My family knows I like a lot of different people. I live with them, but they're not in that part of my life. It makes it easier. I'd have to explain it to them, then I'd have to explain it and explain it and explain it again.

I have two older brothers, three stepsisters, and a stepbrother. I had a younger brother who passed away. That happened in 2008. He was 12, and I was 13. It came out of nowhere and hit a lot of people really hard. It was one of those things that made me who I am. I used to be really antisocial. That's when I started going out and making friends and raving and wanting to be away from my family.

I was raving for two or three years. It was something to do in Vegas. It's a 24-hour town, and there's not a lot to do if you're under 21. Raving was something to do, and people to be around. I stopped mostly because it got filled with little kids and so many drugs, so I didn't want to be there.

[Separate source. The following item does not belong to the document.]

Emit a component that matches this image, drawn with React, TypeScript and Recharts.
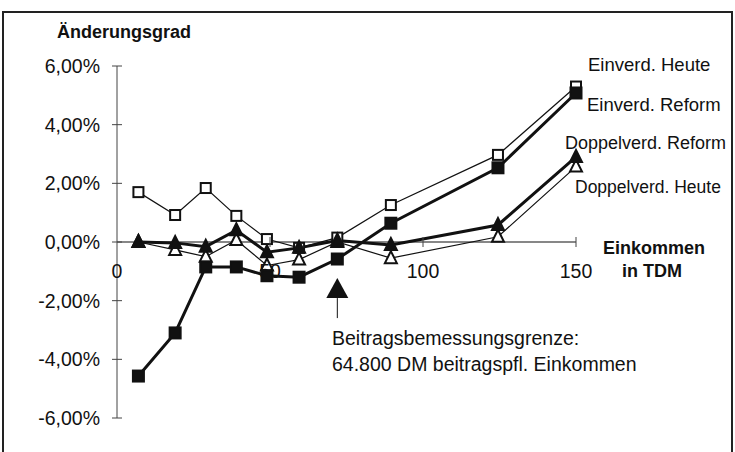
import React from 'react';
import { LineChart, Line, XAxis, YAxis, ReferenceLine, ReferenceDot } from 'recharts';

// income in TDM
const incomes = [7, 19, 29, 39, 49, 59.5, 72, 89.5, 124.5, 150];
// Änderungsgrad in %
const einverdHeute = [1.7, 0.92, 1.84, 0.89, 0.1, -0.2, 0.15, 1.26, 2.97, 5.3];
const einverdReform = [-4.57, -3.1, -0.85, -0.85, -1.15, -1.2, -0.58, 0.64, 2.53, 5.08];
const doppelReform = [0, -0.03, -0.16, 0.4, -0.35, -0.2, 0.05, -0.1, 0.58, 2.9];
const doppelHeute = [0, -0.27, -0.5, 0.07, -0.8, -0.6, 0, -0.55, 0.18, 2.57];

const yTicks = [-6, -4, -2, 0, 2, 4, 6];
const xTicks = [0, 50, 100, 150];
const grenzeX = 72;
const grenzeY = -1.23;

const data = incomes.map((income, i) => ({
  income,
  einverdHeute: einverdHeute[i],
  einverdReform: einverdReform[i],
  doppelReform: doppelReform[i],
  doppelHeute: doppelHeute[i],
}));

const FONT = '"Liberation Sans", Arial, sans-serif';
const INK = '#111';
const PLOT_TOP = 66;
const PLOT_H = 352;
const TXT = 19.5;

const fmtPct = (v: number) => `${v.toFixed(2).replace('.', ',')}%`;

const YTick = (props: any) => {
  const { x, y, payload } = props;
  return (
    <g>
      <line x1={x - 5} x2={x + 5} y1={y} y2={y} stroke="#444" strokeWidth={1} />
      <text x={x - 17} y={y} dy={7} textAnchor="end" fontSize={TXT} fontFamily={FONT} fill={INK}>
        {fmtPct(payload.value)}
      </text>
    </g>
  );
};

const XTick = (props: any) => {
  const { x, y, payload } = props;
  const zeroY = y - PLOT_H / 2;
  return (
    <g>
      {payload.value !== 0 && (
        <line x1={x} x2={x} y1={zeroY - 5} y2={zeroY + 5} stroke="#444" strokeWidth={1} />
      )}
      <text x={x} y={zeroY + 36} textAnchor="middle" fontSize={TXT} fontFamily={FONT} fill={INK}>
        {payload.value}
      </text>
    </g>
  );
};

const squareDot = (filled: boolean) => (props: any) => {
  const { cx, cy, index } = props;
  const s = filled ? 11 : 10;
  return (
    <rect
      key={`sq-${filled}-${index}`}
      x={cx - s / 2}
      y={cy - s / 2}
      width={s}
      height={s}
      fill={filled ? INK : '#fff'}
      stroke={INK}
      strokeWidth={2}
    />
  );
};

const triDot = (filled: boolean) => (props: any) => {
  const { cx, cy, index } = props;
  const w = 6;
  return (
    <path
      key={`tr-${filled}-${index}`}
      d={`M${cx},${cy - 7} L${cx + w},${cy + 5} L${cx - w},${cy + 5} Z`}
      fill={filled ? INK : '#fff'}
      stroke={INK}
      strokeWidth={2}
      strokeLinejoin="miter"
    />
  );
};

const GrenzeMarker = (props: any) => {
  const { cx, cy } = props;
  return (
    <g>
      <path d={`M${cx},${cy} L${cx + 11},${cy + 20} L${cx - 11},${cy + 20} Z`} fill={INK} />
      <line x1={cx} x2={cx} y1={cy + 20} y2={cy + 40} stroke={INK} strokeWidth={1} />
    </g>
  );
};

const label = (text: string, left: number, top: number, size: number, bold = false) => (
  <div
    style={{
      position: 'absolute',
      left,
      top,
      fontFamily: FONT,
      fontSize: size,
      fontWeight: bold ? 700 : 400,
      color: INK,
      whiteSpace: 'nowrap',
      lineHeight: '20px',
    }}
  >
    {text}
  </div>
);

export default function App() {
  return (
    <div
      style={{
        position: 'absolute',
        left: 0,
        top: 0,
        width: 735,
        height: 452,
        overflow: 'hidden',
        background: '#fff',
      }}
    >
      <div
        style={{
          position: 'absolute',
          left: 2,
          top: 11,
          width: 731,
          height: 480,
          border: '2px solid #222',
          boxSizing: 'border-box',
        }}
      />
      <LineChart
        width={735}
        height={452}
        data={data}
        margin={{ top: PLOT_TOP, right: 159, bottom: 4, left: 0 }}
        style={{ position: 'absolute', left: 0, top: 0 }}
      >
        <XAxis
          dataKey="income"
          type="number"
          domain={[0, 150]}
          ticks={xTicks}
          axisLine={false}
          tickLine={false}
          tickSize={0}
          tickMargin={0}
          height={30}
          tick={<XTick />}
          interval={0}
        />
        <YAxis
          type="number"
          domain={[-6, 6]}
          ticks={yTicks}
          width={117}
          axisLine={{ stroke: '#444', strokeWidth: 1 }}
          tickLine={false}
          tickSize={0}
          tickMargin={0}
          tick={<YTick />}
          interval={0}
        />
        <ReferenceLine y={0} stroke={INK} strokeWidth={1.2} />
        <Line
          dataKey="einverdHeute"
          type="linear"
          stroke={INK}
          strokeWidth={1.2}
          dot={squareDot(false)}
          isAnimationActive={false}
        />
        <Line
          dataKey="doppelHeute"
          type="linear"
          stroke={INK}
          strokeWidth={1.2}
          dot={triDot(false)}
          isAnimationActive={false}
        />
        <Line
          dataKey="einverdReform"
          type="linear"
          stroke={INK}
          strokeWidth={3}
          dot={squareDot(true)}
          isAnimationActive={false}
        />
        <Line
          dataKey="doppelReform"
          type="linear"
          stroke={INK}
          strokeWidth={3}
          dot={triDot(true)}
          isAnimationActive={false}
        />
        <ReferenceDot x={grenzeX} y={grenzeY} shape={<GrenzeMarker />} />
      </LineChart>
      {label('Änderungsgrad', 57, 22, 18, true)}
      {label('Einverd. Heute', 588, 55, 18.5)}
      {label('Einverd. Reform', 587, 95, 18.5)}
      {label('Doppelverd. Reform', 565, 133, 18)}
      {label('Doppelverd. Heute', 575, 177, 17.5)}
      {label('Einkommen', 603, 238, 18, true)}
      {label('in TDM', 622, 261, 18, true)}
      {label('Beitragsbemessungsgrenze:', 332, 328, TXT)}
      {label('64.800 DM beitragspfl. Einkommen', 332, 354, TXT)}
    </div>
  );
}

Now I mostly read and hang out with my friends. Sometimes I walk down the Strip or hang out at the LGBT Center. I actually started going there my freshman year of high school. You meet so many different kinds of people that are all together. I've made some really great friends there. It's cool to have people you can talk to. A lot of my friends are in the LGBTQ community. It's nice to know other people around you know what it's like to be outside the social binary.

I'm only here a few more months before I go off to college. I'm going to Dixie State College in Utah and will major in psychology. School's one of those things I've always been good at. It's other things in my life that have led to problems.